There are also developments towards management of marine resources at the system level and there will be a clear need to identify areas and/or habitats of particular importance for fishery production, and to be able to assess the impact of environmental loss and degradation on species productivity, including those critical to garfish. Anecdotal information exists suggesting the importance of particular spawning habitats to garfish. A closely related species attaches its eggs to seagrass blades and the eggs of southern sea garfish are known to be adhesive (SA Dept of Fisheries Green Paper 1990). However, the degree of selectivity or reliance on seagrass or other benthic structure is unknown. Substantial seagrass loss has occured over recent decades particularly in SA, Tasmania and Victoria. The impact of such habitat degradation on species closely associated with such habitats, such as garfish, remains to be assessed. The loss of seagrass, and possible effects on garfish spawning success, early life-history and adult productivity is of concern in all states where such losses/reduction in habitat quality have been identified.
A yield per recruit model developed in SA to assess the effects of different fishing strategies, and based upon growth and mortality parameters from earlier studies, assumed constant recruitment, the validity of which is unknown. The model has been used to establish current size limits in the SA fishery. Spatial differences in age and growth require investigation allowing the development of a population model, building on the earlier research. More detailed catch sampling from all sectors would obtain data for such a model and allow comparison of growth and age structure between areas and with existing data obtained 10-15 years ago.
As a result of increasing development of the fishery in terms of the introduction of new techniques and the opening up of new areas to harvesting, information regarding the seasonal movements of adult garfish from their inshore summer habitats to deeper waters in the South Australian gulfs during the cooler months would allow the extent of potential inter-sectorial conflict to be established. In Gulf St Vincent, fishing effort in the winter “deep water” fishery does appear to have adversely affected catch rates in the summer shallow water fishery (Green Paper 1990) and this report highlighted the need to determine the seasonal, inshore-offshore movements of these fish. Such movements may be a feature in the populations of the other states. Better understanding may help in determining gear-sector interactions and allow some prediction of the effects of one sector (in one season) on others in subsequent seasons.
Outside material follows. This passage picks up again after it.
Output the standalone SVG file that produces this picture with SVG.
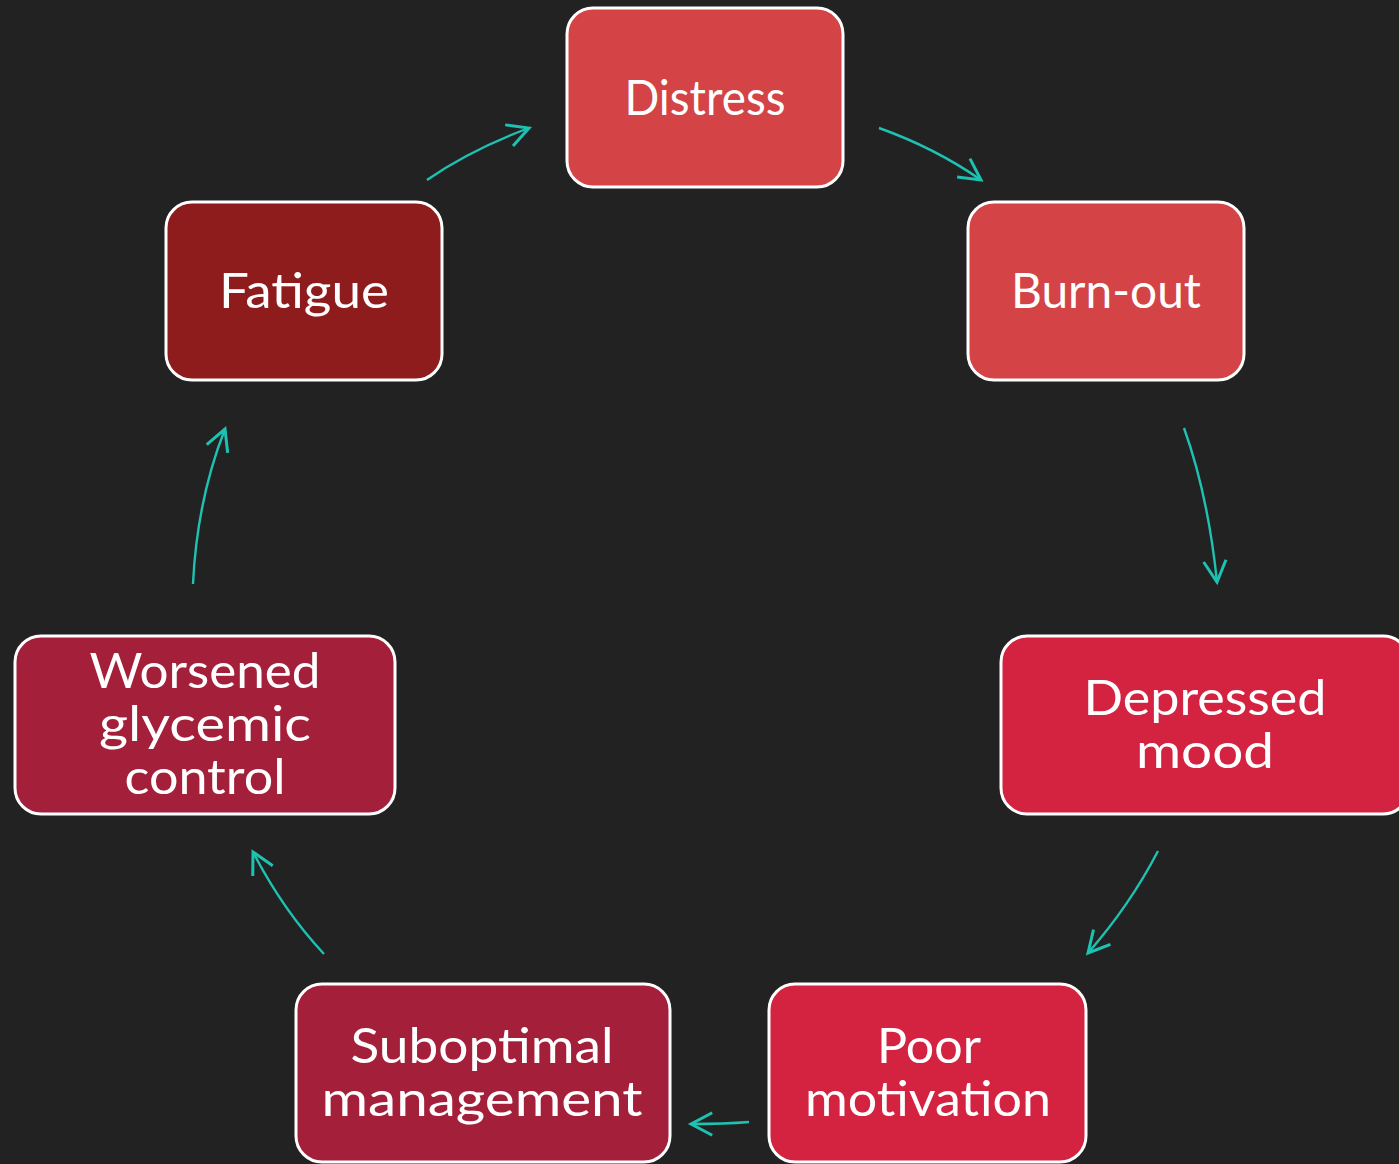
<svg xmlns="http://www.w3.org/2000/svg" width="1399" height="1164" viewBox="0 0 1399 1164">
<defs>
<style>
.box{stroke:#ffffff;stroke-width:3}
.lbl{font-family:Lato,"Liberation Sans",sans-serif;font-size:48px;font-weight:400;fill:#ffffff;text-anchor:middle}
.con{fill:none;stroke:#1ec2b2;stroke-width:2.4}
</style>
<marker id="ah" markerUnits="userSpaceOnUse" markerWidth="30" markerHeight="30" viewBox="-20 -12 24 24" refX="0" refY="0" orient="auto">
<path d="M-17,-9 L0,0 L-17,9" fill="none" stroke="#1ec2b2" stroke-width="2.4"/>
</marker>
</defs>
<rect width="1399" height="1164" fill="#222222"/>
<g id="connectors">
<path class="con" d="M427,180 Q470,150 529,128" marker-end="url(#ah)"/>
<path class="con" d="M879,128 Q935,148 981,180" marker-end="url(#ah)"/>
<path class="con" d="M1184,428 Q1208,495 1217,582" marker-end="url(#ah)"/>
<path class="con" d="M1158,851 Q1130,905 1088,953" marker-end="url(#ah)"/>
<path class="con" d="M749,1122 Q725,1124 691,1124" marker-end="url(#ah)"/>
<path class="con" d="M324,954 Q283,910 253,852" marker-end="url(#ah)"/>
<path class="con" d="M193,584 Q197,500 225,429" marker-end="url(#ah)"/>
</g>
<g id="distress">
<rect class="box" x="567" y="8" width="276" height="179" rx="26" fill="#d44345"/>
<text class="lbl" x="705" y="115" textLength="161" lengthAdjust="spacingAndGlyphs">Distress</text>
</g>
<g id="burnout">
<rect class="box" x="968" y="202" width="276" height="178" rx="26" fill="#d44345"/>
<text class="lbl" x="1106" y="308" textLength="190" lengthAdjust="spacingAndGlyphs">Burn-out</text>
</g>
<g id="depressed">
<rect class="box" x="1001" y="636" width="408" height="178" rx="26" fill="#d32340"/>
<text class="lbl" x="1205" y="715" textLength="243" lengthAdjust="spacingAndGlyphs">Depressed</text>
<text class="lbl" x="1205" y="768" textLength="138" lengthAdjust="spacingAndGlyphs">mood</text>
</g>
<g id="poor">
<rect class="box" x="769" y="984" width="317" height="178" rx="26" fill="#d32340"/>
<text class="lbl" x="929" y="1063" textLength="104" lengthAdjust="spacingAndGlyphs">Poor</text>
<text class="lbl" x="928" y="1116" textLength="246" lengthAdjust="spacingAndGlyphs">motivation</text>
</g>
<g id="suboptimal">
<rect class="box" x="296" y="984" width="374" height="178" rx="26" fill="#a41f3a"/>
<text class="lbl" x="482" y="1063" textLength="263" lengthAdjust="spacingAndGlyphs">Suboptimal</text>
<text class="lbl" x="482" y="1116" textLength="321" lengthAdjust="spacingAndGlyphs">management</text>
</g>
<g id="worsened">
<rect class="box" x="15" y="636" width="380" height="178" rx="26" fill="#a41f3a"/>
<text class="lbl" x="205" y="688" textLength="231" lengthAdjust="spacingAndGlyphs">Worsened</text>
<text class="lbl" x="205" y="741" textLength="212" lengthAdjust="spacingAndGlyphs">glycemic</text>
<text class="lbl" x="205" y="794" textLength="161" lengthAdjust="spacingAndGlyphs">control</text>
</g>
<g id="fatigue">
<rect class="box" x="166" y="202" width="276" height="178" rx="26" fill="#8e1c1d"/>
<text class="lbl" x="304" y="308" textLength="170" lengthAdjust="spacingAndGlyphs">Fatigue</text>
</g>
</svg>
Information quantifying the impacts of the different gear sectors and the level of interactions (between gear-types and seasons) in South Australia have been specifically requested by the SA Marine Scalefish Management Committee. There appears to be general agreement on the need to make better use of the available resource by catching larger fish (White Paper, 1992) and therefore the potential for more specific targeting of larger adult garfish (preferred by the fresh fish buyers) with methods such as the experimental pair-trawl being currently developed in upper Spencer Gulf, SA, needs to be assessed.